------ Data extract

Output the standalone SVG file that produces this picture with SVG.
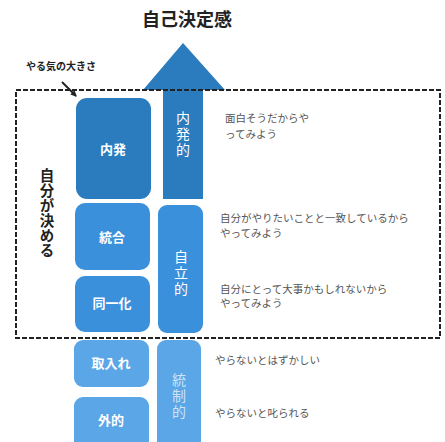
<svg xmlns="http://www.w3.org/2000/svg" width="445" height="442" viewBox="0 0 445 442">
<defs>
<style>
text{font-family:"Noto Sans CJK JP","Noto Sans CJK SC",sans-serif}
.title{font-size:18px;font-weight:bold;fill:#222}
.lbl{font-size:13px;font-weight:bold;fill:#fff;text-anchor:middle}
.vt{font-size:14px;fill:#fff;writing-mode:vertical-rl;letter-spacing:2px}
.vt2{font-size:14px;fill:#cfe3f5;writing-mode:vertical-rl;letter-spacing:2px}
.desc{font-size:10.5px;fill:#555}
.dark{fill:#2a7cbf}
.mid{fill:#3a90da}
.light{fill:#5aa6e6}
</style>
<marker id="ah" markerWidth="6" markerHeight="6" refX="5" refY="3" orient="auto" markerUnits="userSpaceOnUse">
<path d="M0,0 L6,3 L0,6 z" fill="#222"/>
</marker>
</defs>
<rect width="445" height="442" fill="#fff"/>
<text class="title" x="187" y="26" text-anchor="middle">自己決定感</text>

<g id="arrow">
<path class="dark" d="M183,43 L225,90 L203,90 L203,199 L163,199 L163,90 L143,90 Z"/>
<text class="vt" x="183" y="111">内発的</text>
</g>

<g id="frame">
<rect x="16" y="90" width="424" height="248" fill="none" stroke="#222" stroke-width="2" stroke-dasharray="5,2"/>
</g>

<g id="motivation-label">
<text x="26" y="70" style="font-size:10px;font-weight:bold;fill:#222">やる気の大きさ</text>
</g>
<g id="connectors">
<line x1="62" y1="82" x2="76" y2="96" stroke="#222" stroke-width="2" marker-end="url(#ah)"/>
</g>

<g id="self-decide">
<text x="47" y="168" style="font-size:14.5px;font-weight:bold;fill:#222;writing-mode:vertical-rl;letter-spacing:0.5px">自分が決める</text>
</g>

<g id="naihatsu">
<rect class="dark" x="76" y="98" width="75" height="101" rx="11"/>
<text class="lbl" x="113" y="154">内発</text>
</g>
<g id="tougou">
<rect class="mid" x="75" y="203" width="75" height="67" rx="10"/>
<text class="lbl" x="112" y="242">統合</text>
</g>
<g id="douitsuka">
<rect class="mid" x="75" y="276" width="75" height="56" rx="10"/>
<text class="lbl" x="112" y="308">同一化</text>
</g>
<g id="toriire">
<rect class="light" x="74" y="340" width="75" height="47" rx="9"/>
<text class="lbl" x="111" y="368">取入れ</text>
</g>
<g id="gaiteki">
<rect class="light" x="74" y="397" width="75" height="55" rx="9"/>
<text class="lbl" x="111" y="425">外的</text>
</g>

<g id="jiritsu">
<rect class="mid" x="158" y="205" width="45" height="128" rx="9"/>
<text class="vt" x="181" y="250">自立的</text>
</g>
<g id="tousei">
<rect class="light" x="157" y="340" width="44" height="112" rx="9"/>
<text class="vt2" x="179" y="373">統制的</text>
</g>

<g id="descriptions">
<text class="desc" x="225" y="122">面白そうだからや</text>
<text class="desc" x="225" y="138">ってみよう</text>
<text class="desc" x="220" y="222">自分がやりたいことと一致しているから</text>
<text class="desc" x="220" y="237">やってみよう</text>
<text class="desc" x="220" y="293">自分にとって大事かもしれないから</text>
<text class="desc" x="220" y="307">やってみよう</text>
<text class="desc" x="215" y="364">やらないとはずかしい</text>
<text class="desc" x="215" y="417">やらないと叱られる</text>
</g>
</svg>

------------

*Task instructions:* Your task is an exact transcription of all the data, minus the pictures.

*Solution to this exercise:*
Output the standalone SVG file that produces this picture with SVG.
<svg xmlns="http://www.w3.org/2000/svg" width="445" height="442" viewBox="0 0 445 442">
<defs>
<style>
text{font-family:"Noto Sans CJK JP","Noto Sans CJK SC",sans-serif}
.title{font-size:18px;font-weight:bold;fill:#222}
.lbl{font-size:13px;font-weight:bold;fill:#fff;text-anchor:middle}
.vt{font-size:14px;fill:#fff;writing-mode:vertical-rl;letter-spacing:2px}
.vt2{font-size:14px;fill:#cfe3f5;writing-mode:vertical-rl;letter-spacing:2px}
.desc{font-size:10.5px;fill:#555}
.dark{fill:#2a7cbf}
.mid{fill:#3a90da}
.light{fill:#5aa6e6}
</style>
<marker id="ah" markerWidth="6" markerHeight="6" refX="5" refY="3" orient="auto" markerUnits="userSpaceOnUse">
<path d="M0,0 L6,3 L0,6 z" fill="#222"/>
</marker>
</defs>
<rect width="445" height="442" fill="#fff"/>
<text class="title" x="187" y="26" text-anchor="middle">自己決定感</text>

<g id="arrow">
<path class="dark" d="M183,43 L225,90 L203,90 L203,199 L163,199 L163,90 L143,90 Z"/>
<text class="vt" x="183" y="111">内発的</text>
</g>

<g id="frame">
<rect x="16" y="90" width="424" height="248" fill="none" stroke="#222" stroke-width="2" stroke-dasharray="5,2"/>
</g>

<g id="motivation-label">
<text x="26" y="70" style="font-size:10px;font-weight:bold;fill:#222">やる気の大きさ</text>
</g>
<g id="connectors">
<line x1="62" y1="82" x2="76" y2="96" stroke="#222" stroke-width="2" marker-end="url(#ah)"/>
</g>

<g id="self-decide">
<text x="47" y="168" style="font-size:14.5px;font-weight:bold;fill:#222;writing-mode:vertical-rl;letter-spacing:0.5px">自分が決める</text>
</g>

<g id="naihatsu">
<rect class="dark" x="76" y="98" width="75" height="101" rx="11"/>
<text class="lbl" x="113" y="154">内発</text>
</g>
<g id="tougou">
<rect class="mid" x="75" y="203" width="75" height="67" rx="10"/>
<text class="lbl" x="112" y="242">統合</text>
</g>
<g id="douitsuka">
<rect class="mid" x="75" y="276" width="75" height="56" rx="10"/>
<text class="lbl" x="112" y="308">同一化</text>
</g>
<g id="toriire">
<rect class="light" x="74" y="340" width="75" height="47" rx="9"/>
<text class="lbl" x="111" y="368">取入れ</text>
</g>
<g id="gaiteki">
<rect class="light" x="74" y="397" width="75" height="55" rx="9"/>
<text class="lbl" x="111" y="425">外的</text>
</g>

<g id="jiritsu">
<rect class="mid" x="158" y="205" width="45" height="128" rx="9"/>
<text class="vt" x="181" y="250">自立的</text>
</g>
<g id="tousei">
<rect class="light" x="157" y="340" width="44" height="112" rx="9"/>
<text class="vt2" x="179" y="373">統制的</text>
</g>

<g id="descriptions">
<text class="desc" x="225" y="122">面白そうだからや</text>
<text class="desc" x="225" y="138">ってみよう</text>
<text class="desc" x="220" y="222">自分がやりたいことと一致しているから</text>
<text class="desc" x="220" y="237">やってみよう</text>
<text class="desc" x="220" y="293">自分にとって大事かもしれないから</text>
<text class="desc" x="220" y="307">やってみよう</text>
<text class="desc" x="215" y="364">やらないとはずかしい</text>
<text class="desc" x="215" y="417">やらないと叱られる</text>
</g>
</svg>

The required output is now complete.